_Directions for this task_:
Copy out every line exactly, passing over the pictures.

_Data block_:
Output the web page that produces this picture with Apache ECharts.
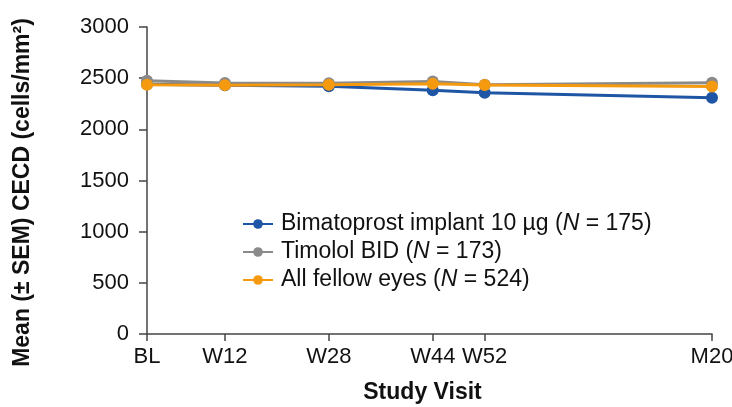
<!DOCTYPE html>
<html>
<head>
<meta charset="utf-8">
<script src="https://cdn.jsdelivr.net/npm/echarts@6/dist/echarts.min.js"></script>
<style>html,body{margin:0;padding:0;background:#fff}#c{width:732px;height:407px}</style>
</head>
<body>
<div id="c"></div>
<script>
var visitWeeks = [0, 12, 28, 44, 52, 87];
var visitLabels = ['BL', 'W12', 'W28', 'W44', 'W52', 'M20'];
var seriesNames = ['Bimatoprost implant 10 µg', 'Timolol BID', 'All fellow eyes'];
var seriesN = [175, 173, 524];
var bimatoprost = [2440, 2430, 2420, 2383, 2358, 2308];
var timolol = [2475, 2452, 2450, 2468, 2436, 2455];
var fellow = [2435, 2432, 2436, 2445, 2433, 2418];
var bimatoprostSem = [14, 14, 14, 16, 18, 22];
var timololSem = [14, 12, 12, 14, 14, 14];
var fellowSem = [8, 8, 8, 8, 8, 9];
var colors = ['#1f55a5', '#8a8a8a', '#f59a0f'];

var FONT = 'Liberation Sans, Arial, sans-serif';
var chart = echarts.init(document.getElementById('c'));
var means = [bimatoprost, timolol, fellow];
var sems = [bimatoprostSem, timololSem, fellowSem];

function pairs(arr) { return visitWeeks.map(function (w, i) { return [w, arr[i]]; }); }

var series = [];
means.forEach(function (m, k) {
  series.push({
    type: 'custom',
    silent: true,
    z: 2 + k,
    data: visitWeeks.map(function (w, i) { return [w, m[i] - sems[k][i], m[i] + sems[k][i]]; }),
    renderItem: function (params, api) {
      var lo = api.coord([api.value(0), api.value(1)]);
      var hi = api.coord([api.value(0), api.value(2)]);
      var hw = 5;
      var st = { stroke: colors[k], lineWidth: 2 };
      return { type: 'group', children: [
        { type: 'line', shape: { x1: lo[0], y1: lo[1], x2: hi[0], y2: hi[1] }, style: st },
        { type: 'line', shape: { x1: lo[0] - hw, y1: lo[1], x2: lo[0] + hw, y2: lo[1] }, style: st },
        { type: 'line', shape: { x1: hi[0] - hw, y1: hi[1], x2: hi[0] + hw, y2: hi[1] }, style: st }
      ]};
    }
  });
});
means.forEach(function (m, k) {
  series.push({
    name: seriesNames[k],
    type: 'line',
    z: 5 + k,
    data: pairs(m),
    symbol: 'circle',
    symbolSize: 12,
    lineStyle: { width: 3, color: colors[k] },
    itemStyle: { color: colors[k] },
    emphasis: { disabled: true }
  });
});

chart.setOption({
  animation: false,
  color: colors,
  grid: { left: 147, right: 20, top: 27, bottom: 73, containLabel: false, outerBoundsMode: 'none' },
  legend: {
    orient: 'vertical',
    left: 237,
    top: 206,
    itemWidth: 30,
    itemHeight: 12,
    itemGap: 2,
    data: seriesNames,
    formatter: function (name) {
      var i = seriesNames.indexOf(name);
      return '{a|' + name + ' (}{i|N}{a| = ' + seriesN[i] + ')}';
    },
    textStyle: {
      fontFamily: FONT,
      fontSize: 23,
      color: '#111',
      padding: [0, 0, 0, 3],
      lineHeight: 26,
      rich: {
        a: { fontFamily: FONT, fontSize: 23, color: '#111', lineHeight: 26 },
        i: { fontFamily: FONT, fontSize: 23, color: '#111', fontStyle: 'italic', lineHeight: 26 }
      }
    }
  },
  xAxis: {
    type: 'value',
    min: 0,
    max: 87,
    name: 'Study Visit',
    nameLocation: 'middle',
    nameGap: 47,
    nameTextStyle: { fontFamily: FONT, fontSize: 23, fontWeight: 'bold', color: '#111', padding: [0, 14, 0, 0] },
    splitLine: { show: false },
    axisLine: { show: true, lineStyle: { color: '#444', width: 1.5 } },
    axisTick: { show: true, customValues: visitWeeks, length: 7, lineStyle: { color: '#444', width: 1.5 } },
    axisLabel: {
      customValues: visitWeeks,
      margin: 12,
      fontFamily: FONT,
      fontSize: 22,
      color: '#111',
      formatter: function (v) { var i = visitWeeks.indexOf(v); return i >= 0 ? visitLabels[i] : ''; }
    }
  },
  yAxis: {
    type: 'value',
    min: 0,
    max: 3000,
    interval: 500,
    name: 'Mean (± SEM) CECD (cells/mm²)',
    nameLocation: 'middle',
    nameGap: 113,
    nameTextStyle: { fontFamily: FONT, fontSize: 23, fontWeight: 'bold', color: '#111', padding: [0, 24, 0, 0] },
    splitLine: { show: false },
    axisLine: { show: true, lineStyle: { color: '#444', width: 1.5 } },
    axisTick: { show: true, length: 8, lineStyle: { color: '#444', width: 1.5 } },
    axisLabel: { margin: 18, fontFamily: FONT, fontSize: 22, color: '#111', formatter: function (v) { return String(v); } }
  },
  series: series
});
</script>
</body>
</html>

_Written response_:
Output the web page that produces this picture with Apache ECharts.
<!DOCTYPE html>
<html>
<head>
<meta charset="utf-8">
<script src="https://cdn.jsdelivr.net/npm/echarts@6/dist/echarts.min.js"></script>
<style>html,body{margin:0;padding:0;background:#fff}#c{width:732px;height:407px}</style>
</head>
<body>
<div id="c"></div>
<script>
var visitWeeks = [0, 12, 28, 44, 52, 87];
var visitLabels = ['BL', 'W12', 'W28', 'W44', 'W52', 'M20'];
var seriesNames = ['Bimatoprost implant 10 µg', 'Timolol BID', 'All fellow eyes'];
var seriesN = [175, 173, 524];
var bimatoprost = [2440, 2430, 2420, 2383, 2358, 2308];
var timolol = [2475, 2452, 2450, 2468, 2436, 2455];
var fellow = [2435, 2432, 2436, 2445, 2433, 2418];
var bimatoprostSem = [14, 14, 14, 16, 18, 22];
var timololSem = [14, 12, 12, 14, 14, 14];
var fellowSem = [8, 8, 8, 8, 8, 9];
var colors = ['#1f55a5', '#8a8a8a', '#f59a0f'];

var FONT = 'Liberation Sans, Arial, sans-serif';
var chart = echarts.init(document.getElementById('c'));
var means = [bimatoprost, timolol, fellow];
var sems = [bimatoprostSem, timololSem, fellowSem];

function pairs(arr) { return visitWeeks.map(function (w, i) { return [w, arr[i]]; }); }

var series = [];
means.forEach(function (m, k) {
  series.push({
    type: 'custom',
    silent: true,
    z: 2 + k,
    data: visitWeeks.map(function (w, i) { return [w, m[i] - sems[k][i], m[i] + sems[k][i]]; }),
    renderItem: function (params, api) {
      var lo = api.coord([api.value(0), api.value(1)]);
      var hi = api.coord([api.value(0), api.value(2)]);
      var hw = 5;
      var st = { stroke: colors[k], lineWidth: 2 };
      return { type: 'group', children: [
        { type: 'line', shape: { x1: lo[0], y1: lo[1], x2: hi[0], y2: hi[1] }, style: st },
        { type: 'line', shape: { x1: lo[0] - hw, y1: lo[1], x2: lo[0] + hw, y2: lo[1] }, style: st },
        { type: 'line', shape: { x1: hi[0] - hw, y1: hi[1], x2: hi[0] + hw, y2: hi[1] }, style: st }
      ]};
    }
  });
});
means.forEach(function (m, k) {
  series.push({
    name: seriesNames[k],
    type: 'line',
    z: 5 + k,
    data: pairs(m),
    symbol: 'circle',
    symbolSize: 12,
    lineStyle: { width: 3, color: colors[k] },
    itemStyle: { color: colors[k] },
    emphasis: { disabled: true }
  });
});

chart.setOption({
  animation: false,
  color: colors,
  grid: { left: 147, right: 20, top: 27, bottom: 73, containLabel: false, outerBoundsMode: 'none' },
  legend: {
    orient: 'vertical',
    left: 237,
    top: 206,
    itemWidth: 30,
    itemHeight: 12,
    itemGap: 2,
    data: seriesNames,
    formatter: function (name) {
      var i = seriesNames.indexOf(name);
      return '{a|' + name + ' (}{i|N}{a| = ' + seriesN[i] + ')}';
    },
    textStyle: {
      fontFamily: FONT,
      fontSize: 23,
      color: '#111',
      padding: [0, 0, 0, 3],
      lineHeight: 26,
      rich: {
        a: { fontFamily: FONT, fontSize: 23, color: '#111', lineHeight: 26 },
        i: { fontFamily: FONT, fontSize: 23, color: '#111', fontStyle: 'italic', lineHeight: 26 }
      }
    }
  },
  xAxis: {
    type: 'value',
    min: 0,
    max: 87,
    name: 'Study Visit',
    nameLocation: 'middle',
    nameGap: 47,
    nameTextStyle: { fontFamily: FONT, fontSize: 23, fontWeight: 'bold', color: '#111', padding: [0, 14, 0, 0] },
    splitLine: { show: false },
    axisLine: { show: true, lineStyle: { color: '#444', width: 1.5 } },
    axisTick: { show: true, customValues: visitWeeks, length: 7, lineStyle: { color: '#444', width: 1.5 } },
    axisLabel: {
      customValues: visitWeeks,
      margin: 12,
      fontFamily: FONT,
      fontSize: 22,
      color: '#111',
      formatter: function (v) { var i = visitWeeks.indexOf(v); return i >= 0 ? visitLabels[i] : ''; }
    }
  },
  yAxis: {
    type: 'value',
    min: 0,
    max: 3000,
    interval: 500,
    name: 'Mean (± SEM) CECD (cells/mm²)',
    nameLocation: 'middle',
    nameGap: 113,
    nameTextStyle: { fontFamily: FONT, fontSize: 23, fontWeight: 'bold', color: '#111', padding: [0, 24, 0, 0] },
    splitLine: { show: false },
    axisLine: { show: true, lineStyle: { color: '#444', width: 1.5 } },
    axisTick: { show: true, length: 8, lineStyle: { color: '#444', width: 1.5 } },
    axisLabel: { margin: 18, fontFamily: FONT, fontSize: 22, color: '#111', formatter: function (v) { return String(v); } }
  },
  series: series
});
</script>
</body>
</html>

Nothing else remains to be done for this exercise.